Resilience and sustainability might be the terms du jour, but architecture’s relationship with its environment, as well as its desire to overcome this environment, is baked into the discipline. This course will study pre-1900 architecture across a set of global geographies to understand how thinking about the environment and the natural world has influenced architecture. By addressing imaginations of architecture, we will take as a given that one’s ideological frameworks influence how space is conceptualized. This supposition also enables an inclusive definition of architecture, ranging from the vernacular to the unbuilt and from the scale of landscapes to that of clothing. Organized thematically, rather than chronologically or geographically, the course will examine the contingent relationships between buildings, climates, and understandings of science. Students will select a case study project and thematic lens through which they will write a research paper related to the course topic. Short assignments will build capacity toward this research paper through structured workshops, while taking advantage of students’ creativity.

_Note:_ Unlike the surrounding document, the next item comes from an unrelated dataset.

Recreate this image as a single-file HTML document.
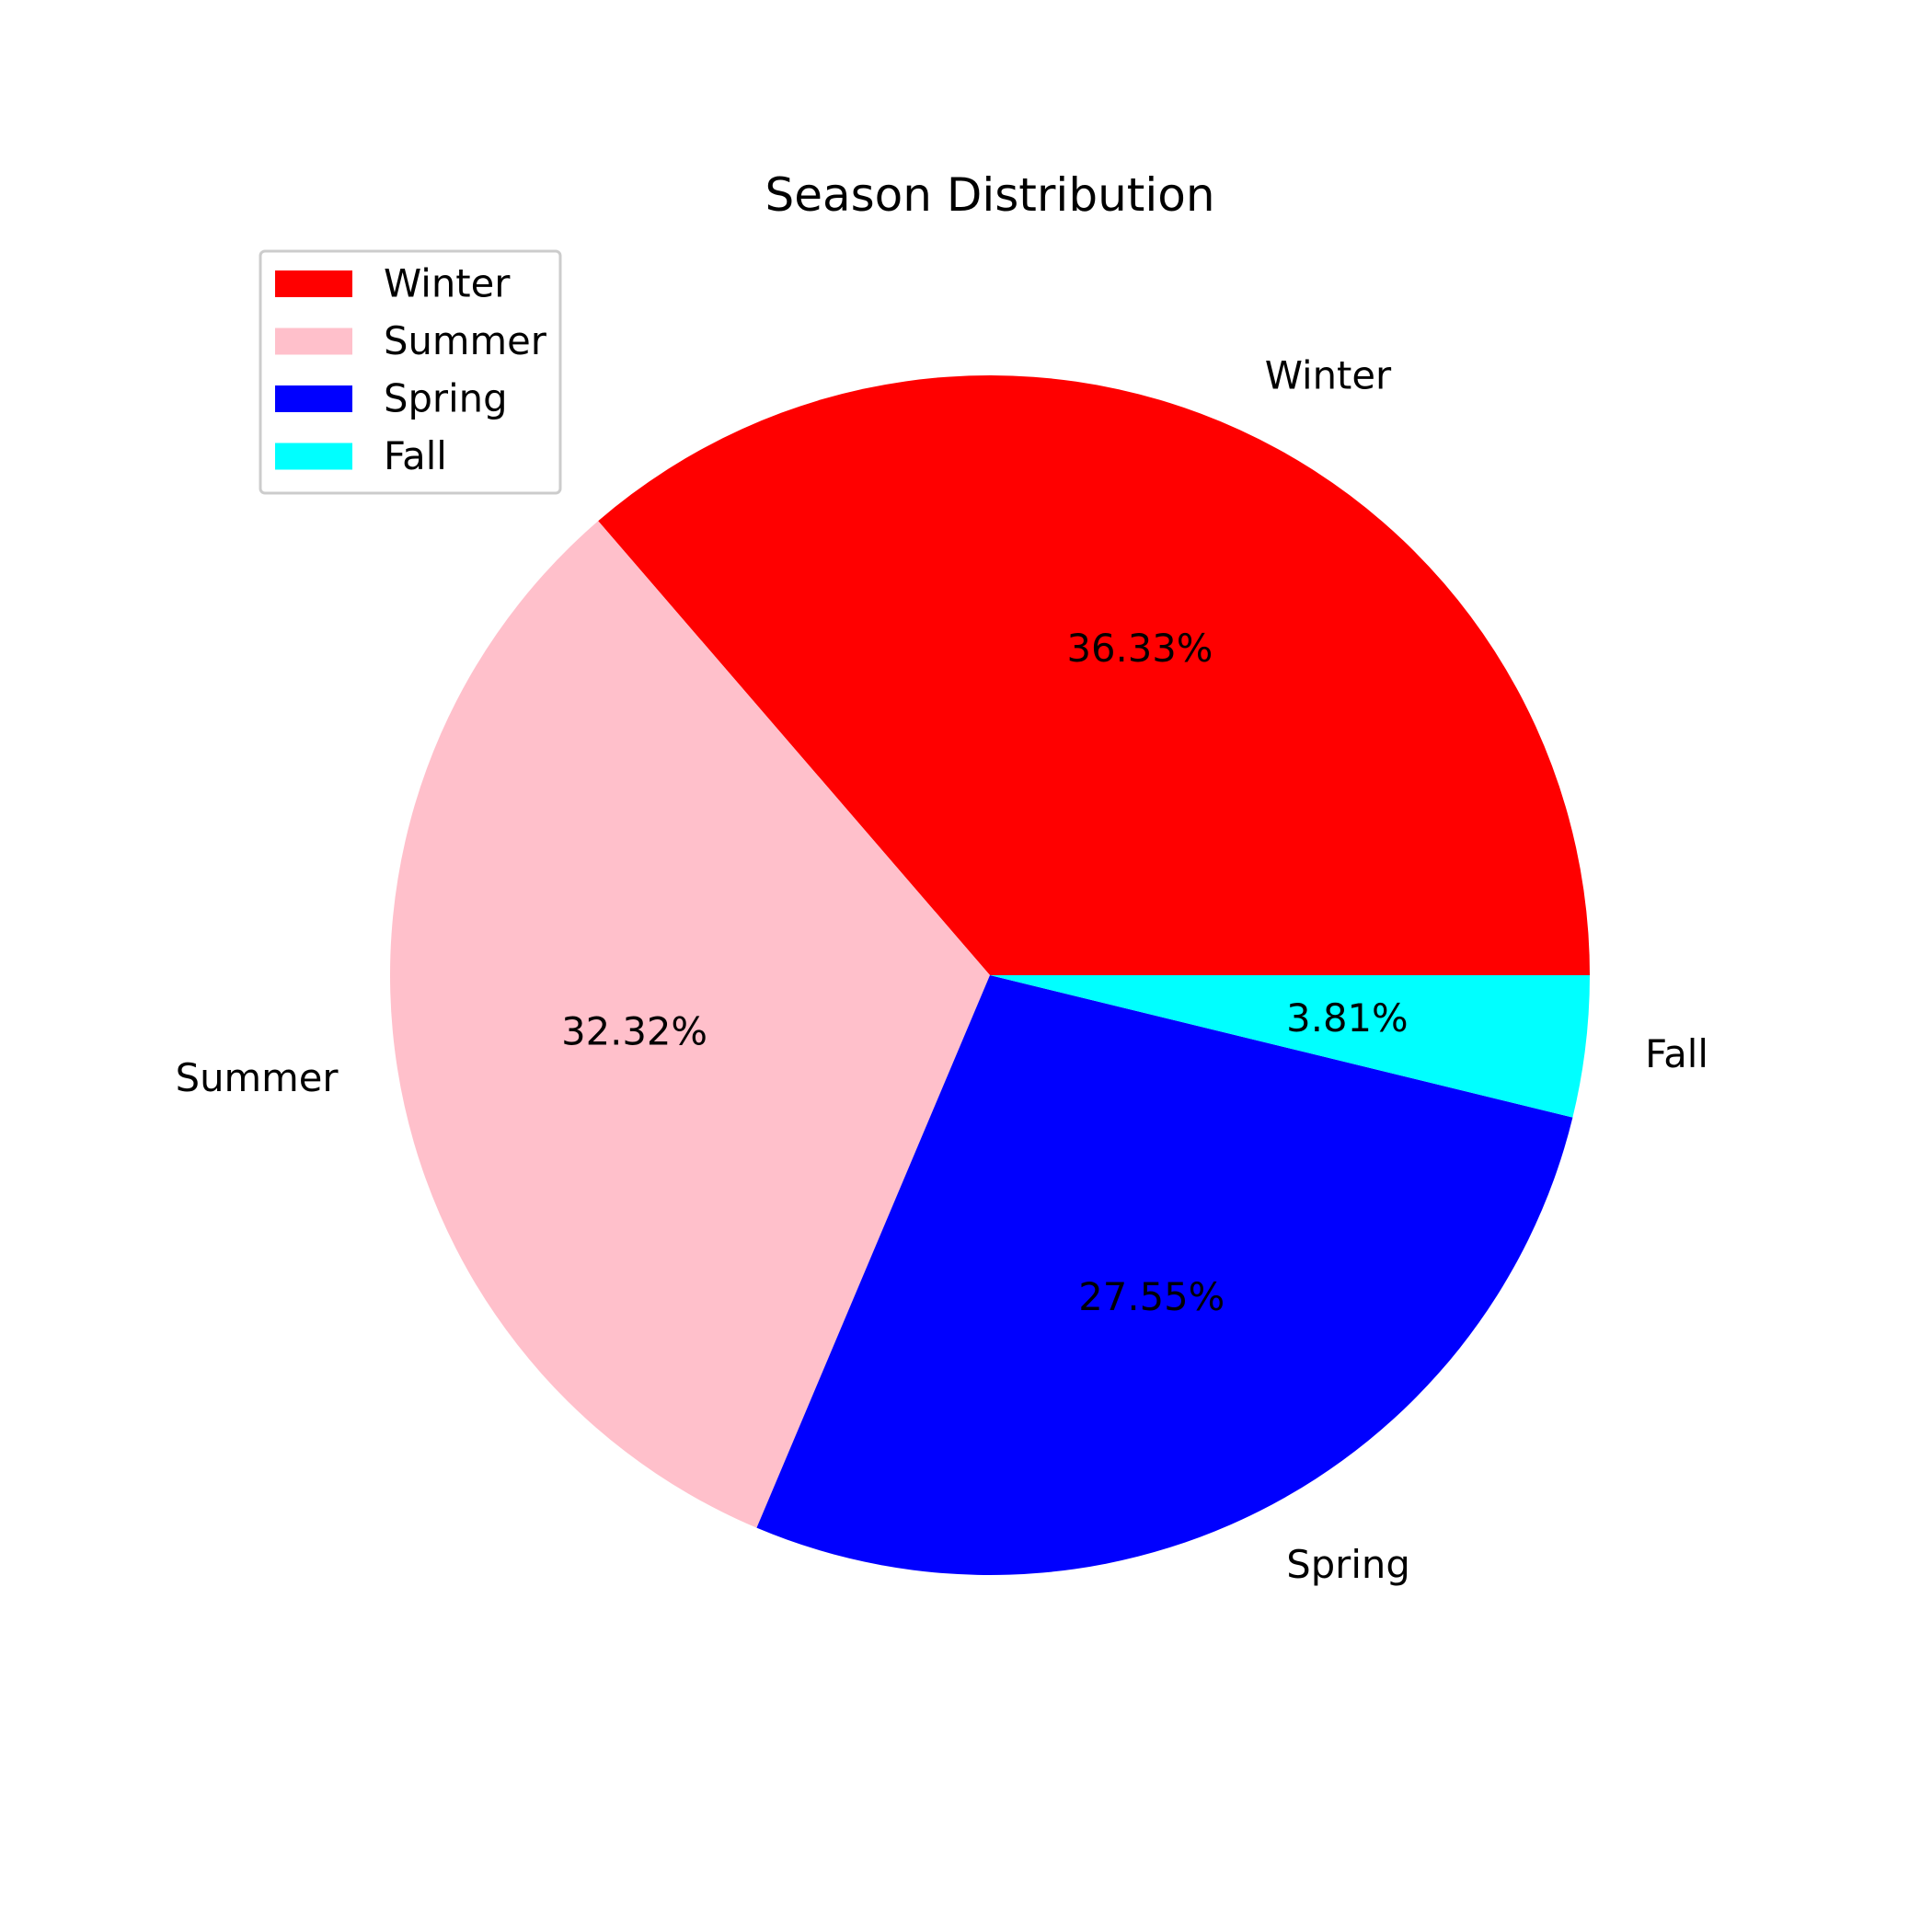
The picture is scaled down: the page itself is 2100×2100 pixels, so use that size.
<!DOCTYPE html>
<html><head><meta charset="utf-8"><style>
html,body{margin:0;padding:0;background:#fff}
svg{display:block;font-family:"DejaVu Sans","Liberation Sans",sans-serif}
</style></head><body>
<svg id="chart" width="2100" height="2100" viewBox="0 0 2100 2100" xmlns="http://www.w3.org/2000/svg">
<rect width="2100" height="2100" fill="#fff"/>
<text x="1076" y="229" font-size="50" text-anchor="middle">Season Distribution</text>
<g id="pie"></g>
<g id="legend"></g>
</svg>
<script>
const categories = ["Winter","Summer","Spring","Fall"];
const values = [36.33, 32.32, 27.55, 3.81];
const colors = ["#ff0000","#ffc0cb","#0000ff","#00ffff"];
const NS = "http://www.w3.org/2000/svg";
const cx = 1076, cy = 1060, r = 652;
const pie = document.getElementById('pie');
const total = values.reduce((a,b)=>a+b,0);
let start = 0;
function pt(a, rr){ return [cx + rr*Math.cos(a), cy - rr*Math.sin(a)]; }
values.forEach((v,i)=>{
  const sweep = v/total*2*Math.PI;
  const end = start + sweep;
  const [x1,y1] = pt(start,r), [x2,y2] = pt(end,r);
  const large = sweep > Math.PI ? 1 : 0;
  const p = document.createElementNS(NS,'path');
  p.setAttribute('d',`M${cx},${cy} L${x1},${y1} A${r},${r} 0 ${large} 0 ${x2},${y2} Z`);
  p.setAttribute('fill',colors[i]);
  
  
  pie.appendChild(p);
  const mid = start + sweep/2;
  const [lx,ly] = pt(mid, r*1.1);
  const t = document.createElementNS(NS,'text');
  t.setAttribute('x',lx); t.setAttribute('y',ly);
  t.setAttribute('font-size','41.7');
  t.setAttribute('dominant-baseline','central');
  t.setAttribute('text-anchor', Math.cos(mid) > 0 ? 'start' : 'end');
  t.textContent = categories[i];
  
  
  pie.appendChild(t);
  const [px,py] = pt(mid, r*0.6);
  const q = document.createElementNS(NS,'text');
  q.setAttribute('x',px); q.setAttribute('y',py);
  q.setAttribute('font-size','41.7');
  q.setAttribute('dominant-baseline','central');
  q.setAttribute('text-anchor','middle');
  q.textContent = (v/total*100).toFixed(2)+'%';
  
  
  pie.appendChild(q);
  start = end;
});
const lg = document.getElementById('legend');
const box = document.createElementNS(NS,'rect');
box.setAttribute('x',283); box.setAttribute('y',273); box.setAttribute('width',326); box.setAttribute('height',263);
box.setAttribute('rx',5); box.setAttribute('fill','#fff'); box.setAttribute('fill-opacity','0.8');
box.setAttribute('stroke','#cccccc'); box.setAttribute('stroke-width','3');


lg.appendChild(box);
categories.forEach((c,i)=>{
  const y = 308 + i*62.5;
  const h = document.createElementNS(NS,'rect');
  h.setAttribute('x',299); h.setAttribute('y',y-14); h.setAttribute('width',84); h.setAttribute('height',29);
  h.setAttribute('fill',colors[i]);
  
  
  lg.appendChild(h);
  const t = document.createElementNS(NS,'text');
  t.setAttribute('x',417); t.setAttribute('y',y);
  t.setAttribute('font-size','41.7'); t.setAttribute('dominant-baseline','central');
  t.textContent = c;
  
  
  lg.appendChild(t);
});
</script>
</body></html>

Topics covered in the course will range from the understanding of air flow in eighteenth-century French fireplaces to planetary urbanization seen through Chicago’s nineteenth-century meat markets. Jules Vernes’ visions of human undersea inhabitation will provide one type of architectural imaginary; another will take up Dipesh Chakrabarty’s idea of “provincializing” Europe to reframe our too often Eurocentric lens. A close look at eighteenth century political and economic theory will reframe our understanding of picturesque garden design. Studying nineteenth century ideas in science, from Darwin’s evolution to understandings of geologic time, as presented through the architecture of museums, will be another way the course engages questions of architecture and environment. Finally, the class will engage with contemporary theories of the Anthropocene, Capitalocene, and Chthulucene to reflect further on these histories.